Forty years later and Kissenger’s quandary is equally pertinent to the future relationship between the Government and the North as political leaders across Yorkshire, the North West and the North East seek a fairer share of Whitehall funding.
It is a question that needs to be resolved, even more so at the beginning of a politically pivotal year that will culminate with the Scottish independence vote. If Ministers need to talk to Scotland’s leader, or vice versa, there is already clear point of contact at present – Alex Salmond. Ditto Peter Robinson and Carwyn Jones in Northern Ireland and Wales respectively. Kissenger’s lines of communication are clearly defined.
The same with London where the political decision-making revolves around the capital’s colourful mayor Boris Johnson whose force of personality means that he invariably gets his own way when it comes to securing public money.
Contrast this with the North where the replacement of the regional development agencies with a fragmented network of local enterprise partnerships and so on has actually diluted the quality and effectiveness of regional leadership. It has become a mish-mash. Locally, Welcome to Yorkshire is the only body which can work effectively for the wider good of the whole county.
Despite promises by the leaders and chief executives of the large metropolitan councils to work together on various issues, enmity – and suspicion – still exists between the likes of Leeds, Bradford, Sheffield, Hull and York, and that is before the historic War of the Roses rivalry between Yorkshire and Lancashire is factored into the equation.
Yet, as the widely respected IPPR North think-tank makes clear, many of the challenges facing the North transcend regional boundaries – particularly road and rail improvements – and a more streamlined leadership approach is required if future funding bids are to succeed. In short, a way needs to be found to put the needs of the North before local rivalries that have become trivial and tedious. After all, Yorkshire’s economy does still compare favourably in size to each of Scotland, Wales and Northern Ireland.
The question now is identifying a group of people who can advance this agenda when previous reform attempts, such as the creation of elected regional assemblies or city mayors, have ended in failure. For, unless this leadership vacuum is challenged, northern regions will be at even more of a financial disadvantage – a scenario that will benefit no one.
The unfair fares
THE slow return to work today following the Christmas and New Year celebrations has a familiar sting in its tail – another raft of rail fare increases that has led one campaign group to claim that UK commuters now spend even more on travel in comparison to their counterparts across Europe.
This assertion was predictably ignored by the Government and the Opposition. Transport Secretary Patrick McLoughlin said that increases to regulated fares will be pegged to the inflation rate from next year while Labour offered little insight of its own.
Yet, while the Government’s £38bn investment programme would not be possible without passengers, rather than taxpayers, making a greater contribution, it does not excuse those well-subsidised rail firms that regard customer service as an after-thought.

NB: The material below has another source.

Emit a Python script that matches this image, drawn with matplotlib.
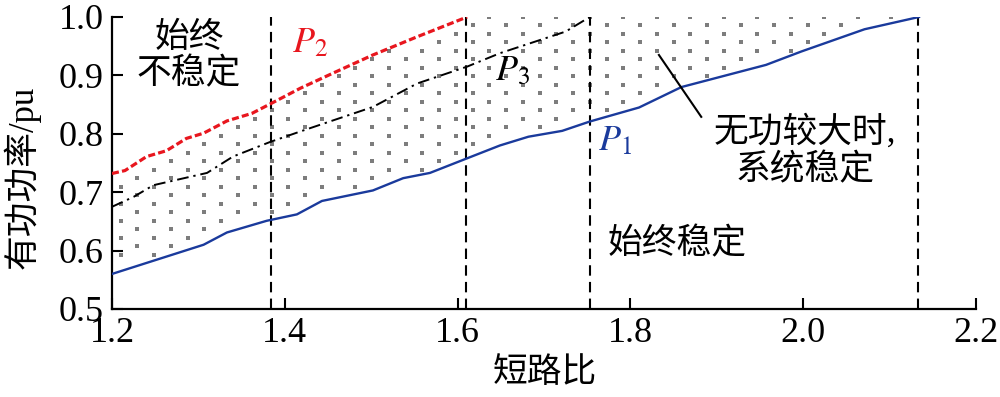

If firms like Northern keep passengers better informed about delays and cancellations, the travelling public may – just – be more understanding about the chronic overcrowding on so many rush-hour trains. And this is the problem – rail operators and the Government know commuters will pay more for an inferior service because they have no alternative.
This complacency could change if the notion of elected transport commissioners was given serious consideration. If the principle can work for the police, why not other key public services where proper public accountability is still so lacking?
A painful mistake
IT is already ominous, on day two of the New Year, that the cash-strapped NHS is already millions of pounds out of pocket because of the bungled launch of the 111 non-emergency helpline.
This is another expensive mistake at a time when hospital A&E units are already under such great strain because out-of-hours provision is inadequate in so many parts of Yorkshire.
It is why Health Secretary Jeremy Hunt has two urgent priorities when he returns to his desk. First, he needs to ensure that any future changes are fit for purpose before they are introduced. They need to engender confidence from the outset. Second, Mr Hunt must persuade GPs to play a far greater role in out-of-hours care.
A failure to do so will make it even harder for the Health Secretary and David Cameron to convince voters that the NHS is safe in Tory hands.